It’s time to be seduced.
Seattle Opera’s production of “Carmen,” George Bizet’s widely popular opera about a sexy gypsy, opens this weekend at McCaw Hall.
Considered the most popular opera ever written, the appeal is both aesthetic and technical.
Experts agree that “Carmen” endures because it’s extremely well composed.
“There’s not a wasted moment in this opera,” said Jim Schindler, a Woodinville High School teacher who specializes in opera.
Schindler gave a lecture about “Carmen” at Third Place Books as part of Seattle Opera’s education program.
Bizet’s “Carmen” premiered in 1875 at the Opera-Comique, the family friendly Paris opera house. In that era, opera was the entertainment that movies are today.
Martin Bernheimer, a New York opera critic, wrote that while “Carmen” had many of the technical components audiences expected — including a youth chorus and rousing couplets in the famous Toreador song — the show’s themes of lust, betrayal and murder were hardly family fare.
“It’s not exactly a Walt Disney opera,” Schindler said.
The story is based on a Prosper Merimee novel, itself an adaptation of a Pushkin poem.
Carmen is a wild gypsy girl.

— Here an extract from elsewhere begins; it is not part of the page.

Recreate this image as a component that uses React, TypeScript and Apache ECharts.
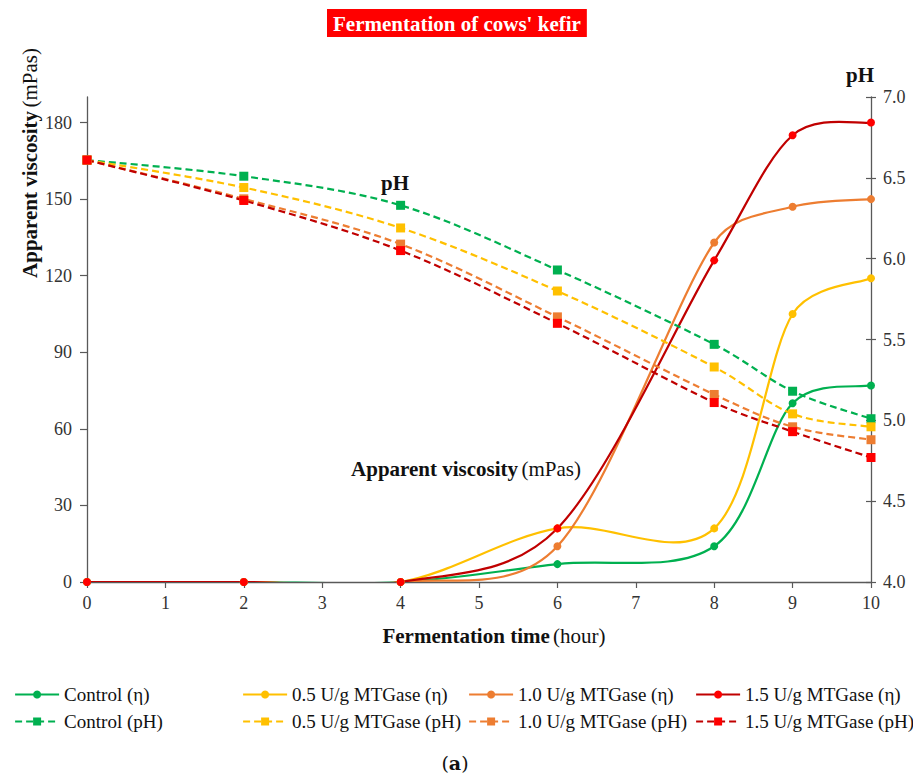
import React, { useEffect, useRef } from "react";
import * as echarts from "echarts";

// Fermentation time points (hours)
const hours = [0, 2, 4, 6, 8, 9, 10];

// Apparent viscosity (mPas)
const viscControl = [0, 0, 0, 7, 14, 70, 77];
const visc05 = [0, 0, 0, 21, 21, 105, 119];
const visc10 = [0, 0, 0, 14, 133, 147, 150];
const visc15 = [0, 0, 0, 21, 126, 175, 180];

// pH
const phControl = [6.61, 6.51, 6.33, 5.93, 5.47, 5.18, 5.01];
const ph05 = [6.61, 6.44, 6.19, 5.8, 5.33, 5.04, 4.96];
const ph10 = [6.61, 6.37, 6.09, 5.64, 5.16, 4.96, 4.88];
const ph15 = [6.61, 6.36, 6.05, 5.6, 5.11, 4.93, 4.77];

// Axis ticks
const xTicks = [0, 1, 2, 3, 4, 5, 6, 7, 8, 9, 10];
const viscTicks = [0, 30, 60, 90, 120, 150, 180];
const phTicks = [4.0, 4.5, 5.0, 5.5, 6.0, 6.5, 7.0];

const SERIF = "'Liberation Serif', 'Times New Roman', serif";

const GREEN = "#00B050";
const YELLOW = "#FFC000";
const ORANGE = "#ED7D31";
const DARKRED = "#C00000";
const RED = "#FF0000";
const DASH = [7, 4];

const pair = (ys: number[]) => hours.map((h, i) => [h, ys[i]]);

// Bezier handle from point b along (to - from)/6, limited to 40% of the segment length
function handle(b: number[], from: number[], to: number[], segLen: number, sign: number) {
  let hx = (to[0] - from[0]) / 6;
  let hy = (to[1] - from[1]) / 6;
  const len = Math.hypot(hx, hy);
  const cap = segLen * 0.4;
  if (len > cap && len > 0) {
    hx *= cap / len;
    hy *= cap / len;
  }
  return [b[0] + sign * hx, b[1] + sign * hy];
}

// Smoothed curve through the series' own points
function curveSeries(ys: number[], axis: number, color: string, dashed: boolean) {
  return {
    type: "custom",
    coordinateSystem: "cartesian2d",
    yAxisIndex: axis,
    data: pair(ys),
    clip: true,
    silent: true,
    z: 1,
    renderItem: (params: any, api: any) => {
      if (params.dataIndex !== 0) return null;
      const n = params.dataInsideLength;
      const p: number[][] = [];
      for (let i = 0; i < n; i++) p.push(api.coord([api.value(0, i), api.value(1, i)]));
      let d = `M${p[0][0]},${p[0][1]}`;
      for (let i = 0; i < n - 1; i++) {
        const a = p[Math.max(i - 1, 0)];
        const b = p[i];
        const c = p[i + 1];
        const e = p[Math.min(i + 2, n - 1)];
        const seg = Math.hypot(c[0] - b[0], c[1] - b[1]);
        const c1 = handle(b, a, c, seg, 1);
        const c2 = handle(c, b, e, seg, -1);
        d += ` C${c1[0]},${c1[1]} ${c2[0]},${c2[1]} ${c[0]},${c[1]}`;
      }
      return {
        type: "path",
        shape: { pathData: d },
        style: {
          fill: "none",
          stroke: color,
          lineWidth: 2.2,
          lineDash: dashed ? DASH : null,
        },
      };
    },
  };
}

// Markers (and legend entry) for a series
function markerSeries(name: string, ys: number[], axis: number, line: string, marker: string, symbol: string) {
  return {
    name,
    type: "line",
    yAxisIndex: axis,
    data: pair(ys),
    symbol,
    symbolSize: axis === 0 ? 8 : 9,
    lineStyle: { color: line, width: 2, opacity: 0 },
    itemStyle: { color: marker, borderWidth: 0 },
    z: 3,
  };
}

function legendItem(name: string, line: string, dashed: boolean) {
  return {
    name,
    lineStyle: { color: line, width: 2.2, opacity: 1, type: dashed ? DASH : "solid" },
  };
}

export default function App() {
  const ref = useRef<HTMLDivElement>(null);

  useEffect(() => {
    document.body.style.margin = "0";
    if (!ref.current) return;
    const chart = echarts.init(ref.current, null, { renderer: "svg" });

    const axisLine = { show: true, lineStyle: { color: "#595959", width: 1.3 } };
    const tickStyle = { color: "#595959", width: 1.2 };
    const labelStyle = { fontFamily: SERIF, fontSize: 18, color: "#333" };
    const legendBase = {
      orient: "vertical",
      top: 680,
      itemWidth: 44,
      itemHeight: 10,
      itemGap: 8,
      textStyle: { fontFamily: SERIF, fontSize: 19, color: "#111" },
      selectedMode: false,
    };
    const rich = {
      b: { fontFamily: SERIF, fontSize: 21, fontWeight: "bold", fill: "#111" },
      n: { fontFamily: SERIF, fontSize: 21, fill: "#111" },
    };

    const option = {
      animation: false,
      backgroundColor: "#fff",
      title: {
        text: "Fermentation of cows' kefir",
        left: 327,
        top: 9,
        padding: [4, 6, 3, 6],
        backgroundColor: RED,
        textStyle: {
          fontFamily: SERIF,
          fontWeight: "bold",
          fontSize: 21,
          color: "#fff",
        },
      },
      grid: { left: 87, right: 42, top: 97, bottom: 194, containLabel: false },
      xAxis: {
        type: "value",
        min: 0,
        max: 10,
        interval: 1,
        splitLine: { show: false },
        axisLine,
        axisTick: { show: true, length: 6, lineStyle: tickStyle, customValues: xTicks },
        axisLabel: { ...labelStyle, margin: 12, customValues: xTicks },
      },
      yAxis: [
        {
          type: "value",
          position: "left",
          min: 0,
          max: 190,
          splitLine: { show: false },
          axisLine,
          axisTick: { show: true, length: 7, lineStyle: tickStyle, customValues: viscTicks },
          axisLabel: { ...labelStyle, margin: 15, customValues: viscTicks },
        },
        {
          type: "value",
          position: "right",
          min: 4,
          max: 7,
          splitLine: { show: false },
          axisLine,
          axisTick: { show: true, length: 5, lineStyle: tickStyle, customValues: phTicks },
          axisLabel: {
            ...labelStyle,
            margin: 12,
            customValues: phTicks,
            formatter: (v: number) => v.toFixed(1),
          },
        },
        {
          // inner half of the right-hand ticks
          type: "value",
          position: "right",
          min: 4,
          max: 7,
          splitLine: { show: false },
          axisLine: { show: false },
          axisTick: { show: true, inside: true, length: 5, lineStyle: tickStyle, customValues: phTicks },
          axisLabel: { show: false },
        },
      ],
      legend: [
        {
          ...legendBase,
          left: 9,
          data: [legendItem("Control (η)", GREEN, false), legendItem("Control (pH)", GREEN, true)],
        },
        {
          ...legendBase,
          left: 237,
          data: [legendItem("0.5 U/g MTGase (η)", YELLOW, false), legendItem("0.5 U/g MTGase (pH)", YELLOW, true)],
        },
        {
          ...legendBase,
          left: 463,
          data: [legendItem("1.0 U/g MTGase (η)", ORANGE, false), legendItem("1.0 U/g MTGase (pH)", ORANGE, true)],
        },
        {
          ...legendBase,
          left: 690,
          data: [legendItem("1.5 U/g MTGase (η)", DARKRED, false), legendItem("1.5 U/g MTGase (pH)", DARKRED, true)],
        },
      ],
      graphic: [
        {
          type: "text",
          x: 30,
          y: 163,
          rotation: Math.PI / 2,
          style: {
            text: "{b|Apparent viscosity} {n|(mPas)}",
            align: "center",
            verticalAlign: "middle",
            rich,
          },
        },
        {
          type: "text",
          x: 466,
          y: 469,
          style: {
            text: "{b|Apparent viscosity} {n|(mPas)}",
            align: "center",
            verticalAlign: "middle",
            rich,
          },
        },
        {
          type: "text",
          x: 494,
          y: 636,
          style: {
            text: "{b|Fermentation time} {n|(hour)}",
            align: "center",
            verticalAlign: "middle",
            rich,
          },
        },
        {
          type: "text",
          x: 395,
          y: 183,
          style: {
            text: "pH",
            align: "center",
            verticalAlign: "middle",
            fontFamily: SERIF,
            fontSize: 21,
            fontWeight: "bold",
            fill: "#111",
          },
        },
        {
          type: "text",
          x: 860,
          y: 75,
          style: {
            text: "pH",
            align: "center",
            verticalAlign: "middle",
            fontFamily: SERIF,
            fontSize: 21,
            fontWeight: "bold",
            fill: "#111",
          },
        },
        {
          type: "text",
          x: 455,
          y: 763,
          style: {
            text: "({b|a})",
            align: "center",
            verticalAlign: "middle",
            fontFamily: "'DejaVu Serif', serif",
            fontSize: 19,
            fill: "#111",
            rich: {
              b: { fontFamily: "'DejaVu Serif', serif", fontSize: 19, fontWeight: "bold", fill: "#111" },
            },
          },
        },
      ],
      series: [
        curveSeries(viscControl, 0, GREEN, false),
        curveSeries(visc05, 0, YELLOW, false),
        curveSeries(visc10, 0, ORANGE, false),
        curveSeries(visc15, 0, DARKRED, false),
        curveSeries(phControl, 1, GREEN, true),
        curveSeries(ph05, 1, YELLOW, true),
        curveSeries(ph10, 1, ORANGE, true),
        curveSeries(ph15, 1, DARKRED, true),
        markerSeries("Control (η)", viscControl, 0, GREEN, GREEN, "circle"),
        markerSeries("0.5 U/g MTGase (η)", visc05, 0, YELLOW, YELLOW, "circle"),
        markerSeries("1.0 U/g MTGase (η)", visc10, 0, ORANGE, ORANGE, "circle"),
        markerSeries("1.5 U/g MTGase (η)", visc15, 0, DARKRED, RED, "circle"),
        markerSeries("Control (pH)", phControl, 1, GREEN, GREEN, "rect"),
        markerSeries("0.5 U/g MTGase (pH)", ph05, 1, YELLOW, YELLOW, "rect"),
        markerSeries("1.0 U/g MTGase (pH)", ph10, 1, ORANGE, ORANGE, "rect"),
        markerSeries("1.5 U/g MTGase (pH)", ph15, 1, DARKRED, RED, "rect"),
      ],
    };

    chart.setOption(option as any);
    return () => chart.dispose();
  }, []);

  return <div ref={ref} style={{ width: 913, height: 776 }} />;
}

She seduces Don Jose, a good man who joined the army after killing a man. Carmen betrays Don Jose’s love, choosing instead to be with the bullfighter Escamillo. Enraged, Don Jose murders Carmen.
The plot is simple, while the emotions, the music, the staging, the polemic all are complex.
Songs and melodies from “Carmen” are instantly recognizable. The opera is set in Seville, Spain, and is, as Schindler points out, the “French idea of what Spanish music ought to sound like.”
Carmen’s “Habanera” and Escamillo’s “Toreador” are among the most famous opera arias ever. They are punchy, thrusting, staccato and rhythmic.
Like most Seattle Opera productions, there are two principal casts: the so-called Gold and Silver versions.
Mezzo-soprano Anita Rachvelishvili, a young Georgian, makes her Seattle debut reprising a roll she’s performed to acclaim at the Metropolitan Opera and La Scala, opera’s biggest stages. Malgorzata Walewska returns to Seattle as the silver Carmen.
Mexican tenor Luis Chapa is making his U.S. debut as Don Jose. Fellow Mexican Fernando de la Mora is the silver Don Jose.
The production uses the costumes from the 2004 staging and the sets are from the Lyric Opera in Kansas City. It’s set in period.
Among the many educational videos on Seattle Opera’s Website, General Director Speight Jenkins points out the similarities between “Carmen” and “Porgy and Bess,” the summer production the opera just finished.
Both operas consist of distinct songs bound by rich, symphonic pieces. Both composers died young, leaving these operas as their legacies.
“Carmen” opens at 7:30 p.m. Saturday at McCaw Hall, 321 Mercer St., Seattle. Evening performances continue Oct. 19, 21, 22, 26, 28 and 29. A matinee is scheduled at 2 p.m. Oct. 23.
Tickets are $25 to $230 and can be purchased at www.seattleopera.org or 800-426-1619.